*The exercise*
Output every line exactly as written. Leave out pictures.

*Dataset section*

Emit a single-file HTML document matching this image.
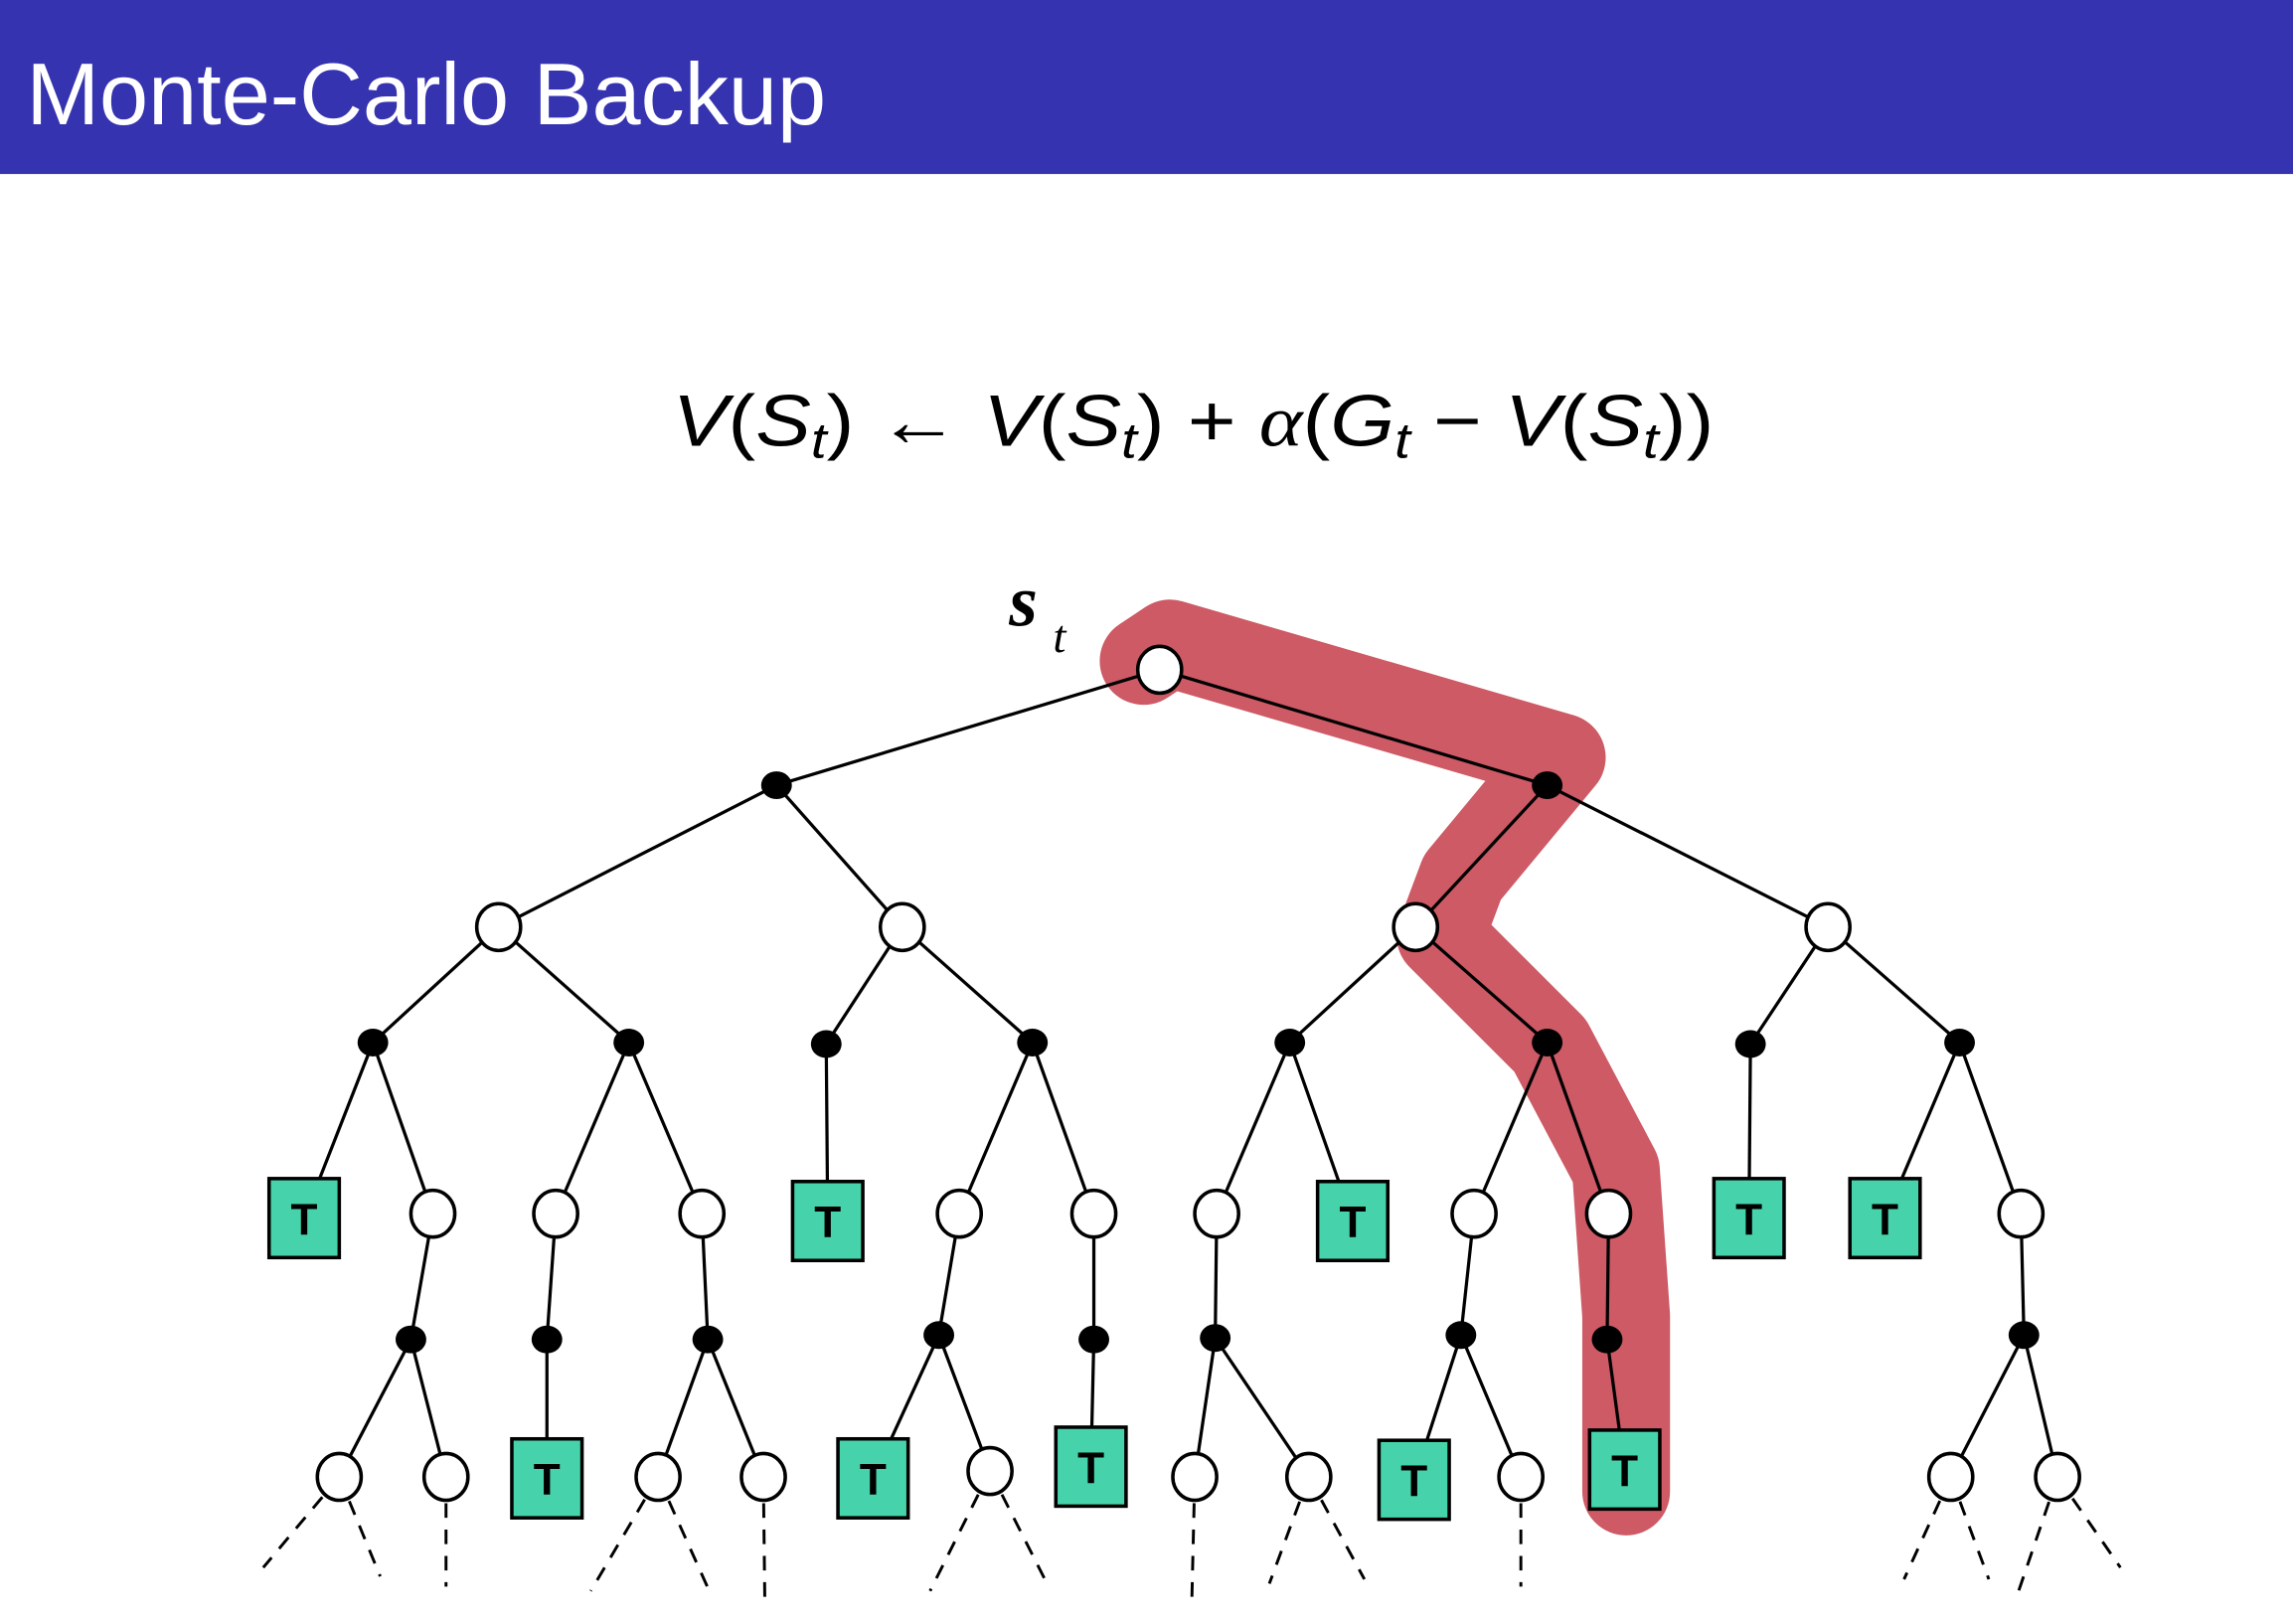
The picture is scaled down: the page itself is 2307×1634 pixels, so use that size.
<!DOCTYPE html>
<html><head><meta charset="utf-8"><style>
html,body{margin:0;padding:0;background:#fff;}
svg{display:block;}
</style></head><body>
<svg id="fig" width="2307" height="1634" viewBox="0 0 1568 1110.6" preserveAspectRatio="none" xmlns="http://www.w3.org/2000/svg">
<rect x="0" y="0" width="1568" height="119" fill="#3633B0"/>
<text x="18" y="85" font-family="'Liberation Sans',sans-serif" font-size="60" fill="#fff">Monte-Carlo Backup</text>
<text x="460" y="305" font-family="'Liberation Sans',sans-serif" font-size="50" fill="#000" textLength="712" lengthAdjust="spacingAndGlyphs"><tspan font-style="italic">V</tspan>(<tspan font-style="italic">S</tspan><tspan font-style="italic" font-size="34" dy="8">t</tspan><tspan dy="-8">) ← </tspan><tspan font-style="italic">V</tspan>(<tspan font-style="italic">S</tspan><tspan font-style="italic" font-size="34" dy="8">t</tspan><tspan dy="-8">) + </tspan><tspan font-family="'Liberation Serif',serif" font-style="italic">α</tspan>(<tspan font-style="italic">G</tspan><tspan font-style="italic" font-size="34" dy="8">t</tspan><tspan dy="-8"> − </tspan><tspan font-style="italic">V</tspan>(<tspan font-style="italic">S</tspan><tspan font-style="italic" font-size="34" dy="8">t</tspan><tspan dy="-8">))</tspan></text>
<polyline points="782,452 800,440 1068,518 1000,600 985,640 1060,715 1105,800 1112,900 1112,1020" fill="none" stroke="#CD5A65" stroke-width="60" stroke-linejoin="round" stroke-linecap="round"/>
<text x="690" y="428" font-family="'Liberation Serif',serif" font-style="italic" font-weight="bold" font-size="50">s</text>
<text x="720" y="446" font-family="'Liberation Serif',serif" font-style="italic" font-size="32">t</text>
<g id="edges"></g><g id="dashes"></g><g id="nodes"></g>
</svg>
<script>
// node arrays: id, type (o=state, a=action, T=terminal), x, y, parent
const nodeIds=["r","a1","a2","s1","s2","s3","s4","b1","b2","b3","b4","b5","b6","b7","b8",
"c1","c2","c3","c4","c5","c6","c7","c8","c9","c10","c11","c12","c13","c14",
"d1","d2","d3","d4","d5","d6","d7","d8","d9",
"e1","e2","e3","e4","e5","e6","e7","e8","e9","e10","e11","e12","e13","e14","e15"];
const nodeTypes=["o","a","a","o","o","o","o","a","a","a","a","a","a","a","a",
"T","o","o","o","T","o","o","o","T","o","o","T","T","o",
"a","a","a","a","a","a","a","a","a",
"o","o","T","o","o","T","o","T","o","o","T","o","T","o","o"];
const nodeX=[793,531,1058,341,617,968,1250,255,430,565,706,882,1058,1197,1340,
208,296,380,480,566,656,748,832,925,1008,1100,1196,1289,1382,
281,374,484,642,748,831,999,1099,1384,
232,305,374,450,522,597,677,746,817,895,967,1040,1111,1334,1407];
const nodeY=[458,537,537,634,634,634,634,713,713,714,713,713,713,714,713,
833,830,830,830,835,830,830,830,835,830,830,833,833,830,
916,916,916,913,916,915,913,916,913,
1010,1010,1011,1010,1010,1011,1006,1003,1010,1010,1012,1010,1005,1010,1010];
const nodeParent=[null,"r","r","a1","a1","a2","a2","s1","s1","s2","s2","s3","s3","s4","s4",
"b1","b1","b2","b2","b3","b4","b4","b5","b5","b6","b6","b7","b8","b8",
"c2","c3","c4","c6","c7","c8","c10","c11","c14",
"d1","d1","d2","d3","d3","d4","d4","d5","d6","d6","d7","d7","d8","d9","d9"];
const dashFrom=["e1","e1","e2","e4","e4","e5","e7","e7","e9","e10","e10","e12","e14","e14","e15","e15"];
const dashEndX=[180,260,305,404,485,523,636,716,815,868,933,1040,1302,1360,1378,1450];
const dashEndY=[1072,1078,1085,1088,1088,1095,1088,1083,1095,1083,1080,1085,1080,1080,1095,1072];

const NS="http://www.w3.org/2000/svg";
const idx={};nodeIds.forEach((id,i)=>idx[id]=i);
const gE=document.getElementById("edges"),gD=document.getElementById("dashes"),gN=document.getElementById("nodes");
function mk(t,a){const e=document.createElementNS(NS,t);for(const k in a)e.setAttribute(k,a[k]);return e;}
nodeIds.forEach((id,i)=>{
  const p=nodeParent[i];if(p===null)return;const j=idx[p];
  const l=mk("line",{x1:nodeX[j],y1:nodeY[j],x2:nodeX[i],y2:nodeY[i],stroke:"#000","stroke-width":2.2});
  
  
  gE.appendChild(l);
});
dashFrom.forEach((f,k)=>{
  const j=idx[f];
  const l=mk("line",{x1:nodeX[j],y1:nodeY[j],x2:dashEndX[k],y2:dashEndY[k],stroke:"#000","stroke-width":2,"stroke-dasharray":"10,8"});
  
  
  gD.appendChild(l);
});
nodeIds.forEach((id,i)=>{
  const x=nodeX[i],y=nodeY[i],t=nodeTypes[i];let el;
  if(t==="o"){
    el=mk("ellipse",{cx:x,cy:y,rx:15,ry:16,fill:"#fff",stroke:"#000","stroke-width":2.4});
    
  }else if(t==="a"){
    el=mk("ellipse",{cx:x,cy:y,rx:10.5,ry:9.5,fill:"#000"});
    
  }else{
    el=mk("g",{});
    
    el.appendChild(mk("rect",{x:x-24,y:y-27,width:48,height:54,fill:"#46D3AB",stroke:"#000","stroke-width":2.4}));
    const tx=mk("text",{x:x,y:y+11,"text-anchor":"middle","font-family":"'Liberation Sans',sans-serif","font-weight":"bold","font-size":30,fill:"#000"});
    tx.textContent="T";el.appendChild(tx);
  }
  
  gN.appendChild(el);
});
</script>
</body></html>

*Solution for this exercise*
Emit a single-file HTML document matching this image.
The picture is scaled down: the page itself is 2307×1634 pixels, so use that size.
<!DOCTYPE html>
<html><head><meta charset="utf-8"><style>
html,body{margin:0;padding:0;background:#fff;}
svg{display:block;}
</style></head><body>
<svg id="fig" width="2307" height="1634" viewBox="0 0 1568 1110.6" preserveAspectRatio="none" xmlns="http://www.w3.org/2000/svg">
<rect x="0" y="0" width="1568" height="119" fill="#3633B0"/>
<text x="18" y="85" font-family="'Liberation Sans',sans-serif" font-size="60" fill="#fff">Monte-Carlo Backup</text>
<text x="460" y="305" font-family="'Liberation Sans',sans-serif" font-size="50" fill="#000" textLength="712" lengthAdjust="spacingAndGlyphs"><tspan font-style="italic">V</tspan>(<tspan font-style="italic">S</tspan><tspan font-style="italic" font-size="34" dy="8">t</tspan><tspan dy="-8">) ← </tspan><tspan font-style="italic">V</tspan>(<tspan font-style="italic">S</tspan><tspan font-style="italic" font-size="34" dy="8">t</tspan><tspan dy="-8">) + </tspan><tspan font-family="'Liberation Serif',serif" font-style="italic">α</tspan>(<tspan font-style="italic">G</tspan><tspan font-style="italic" font-size="34" dy="8">t</tspan><tspan dy="-8"> − </tspan><tspan font-style="italic">V</tspan>(<tspan font-style="italic">S</tspan><tspan font-style="italic" font-size="34" dy="8">t</tspan><tspan dy="-8">))</tspan></text>
<polyline points="782,452 800,440 1068,518 1000,600 985,640 1060,715 1105,800 1112,900 1112,1020" fill="none" stroke="#CD5A65" stroke-width="60" stroke-linejoin="round" stroke-linecap="round"/>
<text x="690" y="428" font-family="'Liberation Serif',serif" font-style="italic" font-weight="bold" font-size="50">s</text>
<text x="720" y="446" font-family="'Liberation Serif',serif" font-style="italic" font-size="32">t</text>
<g id="edges"></g><g id="dashes"></g><g id="nodes"></g>
</svg>
<script>
// node arrays: id, type (o=state, a=action, T=terminal), x, y, parent
const nodeIds=["r","a1","a2","s1","s2","s3","s4","b1","b2","b3","b4","b5","b6","b7","b8",
"c1","c2","c3","c4","c5","c6","c7","c8","c9","c10","c11","c12","c13","c14",
"d1","d2","d3","d4","d5","d6","d7","d8","d9",
"e1","e2","e3","e4","e5","e6","e7","e8","e9","e10","e11","e12","e13","e14","e15"];
const nodeTypes=["o","a","a","o","o","o","o","a","a","a","a","a","a","a","a",
"T","o","o","o","T","o","o","o","T","o","o","T","T","o",
"a","a","a","a","a","a","a","a","a",
"o","o","T","o","o","T","o","T","o","o","T","o","T","o","o"];
const nodeX=[793,531,1058,341,617,968,1250,255,430,565,706,882,1058,1197,1340,
208,296,380,480,566,656,748,832,925,1008,1100,1196,1289,1382,
281,374,484,642,748,831,999,1099,1384,
232,305,374,450,522,597,677,746,817,895,967,1040,1111,1334,1407];
const nodeY=[458,537,537,634,634,634,634,713,713,714,713,713,713,714,713,
833,830,830,830,835,830,830,830,835,830,830,833,833,830,
916,916,916,913,916,915,913,916,913,
1010,1010,1011,1010,1010,1011,1006,1003,1010,1010,1012,1010,1005,1010,1010];
const nodeParent=[null,"r","r","a1","a1","a2","a2","s1","s1","s2","s2","s3","s3","s4","s4",
"b1","b1","b2","b2","b3","b4","b4","b5","b5","b6","b6","b7","b8","b8",
"c2","c3","c4","c6","c7","c8","c10","c11","c14",
"d1","d1","d2","d3","d3","d4","d4","d5","d6","d6","d7","d7","d8","d9","d9"];
const dashFrom=["e1","e1","e2","e4","e4","e5","e7","e7","e9","e10","e10","e12","e14","e14","e15","e15"];
const dashEndX=[180,260,305,404,485,523,636,716,815,868,933,1040,1302,1360,1378,1450];
const dashEndY=[1072,1078,1085,1088,1088,1095,1088,1083,1095,1083,1080,1085,1080,1080,1095,1072];

const NS="http://www.w3.org/2000/svg";
const idx={};nodeIds.forEach((id,i)=>idx[id]=i);
const gE=document.getElementById("edges"),gD=document.getElementById("dashes"),gN=document.getElementById("nodes");
function mk(t,a){const e=document.createElementNS(NS,t);for(const k in a)e.setAttribute(k,a[k]);return e;}
nodeIds.forEach((id,i)=>{
  const p=nodeParent[i];if(p===null)return;const j=idx[p];
  const l=mk("line",{x1:nodeX[j],y1:nodeY[j],x2:nodeX[i],y2:nodeY[i],stroke:"#000","stroke-width":2.2});
  
  
  gE.appendChild(l);
});
dashFrom.forEach((f,k)=>{
  const j=idx[f];
  const l=mk("line",{x1:nodeX[j],y1:nodeY[j],x2:dashEndX[k],y2:dashEndY[k],stroke:"#000","stroke-width":2,"stroke-dasharray":"10,8"});
  
  
  gD.appendChild(l);
});
nodeIds.forEach((id,i)=>{
  const x=nodeX[i],y=nodeY[i],t=nodeTypes[i];let el;
  if(t==="o"){
    el=mk("ellipse",{cx:x,cy:y,rx:15,ry:16,fill:"#fff",stroke:"#000","stroke-width":2.4});
    
  }else if(t==="a"){
    el=mk("ellipse",{cx:x,cy:y,rx:10.5,ry:9.5,fill:"#000"});
    
  }else{
    el=mk("g",{});
    
    el.appendChild(mk("rect",{x:x-24,y:y-27,width:48,height:54,fill:"#46D3AB",stroke:"#000","stroke-width":2.4}));
    const tx=mk("text",{x:x,y:y+11,"text-anchor":"middle","font-family":"'Liberation Sans',sans-serif","font-weight":"bold","font-size":30,fill:"#000"});
    tx.textContent="T";el.appendChild(tx);
  }
  
  gN.appendChild(el);
});
</script>
</body></html>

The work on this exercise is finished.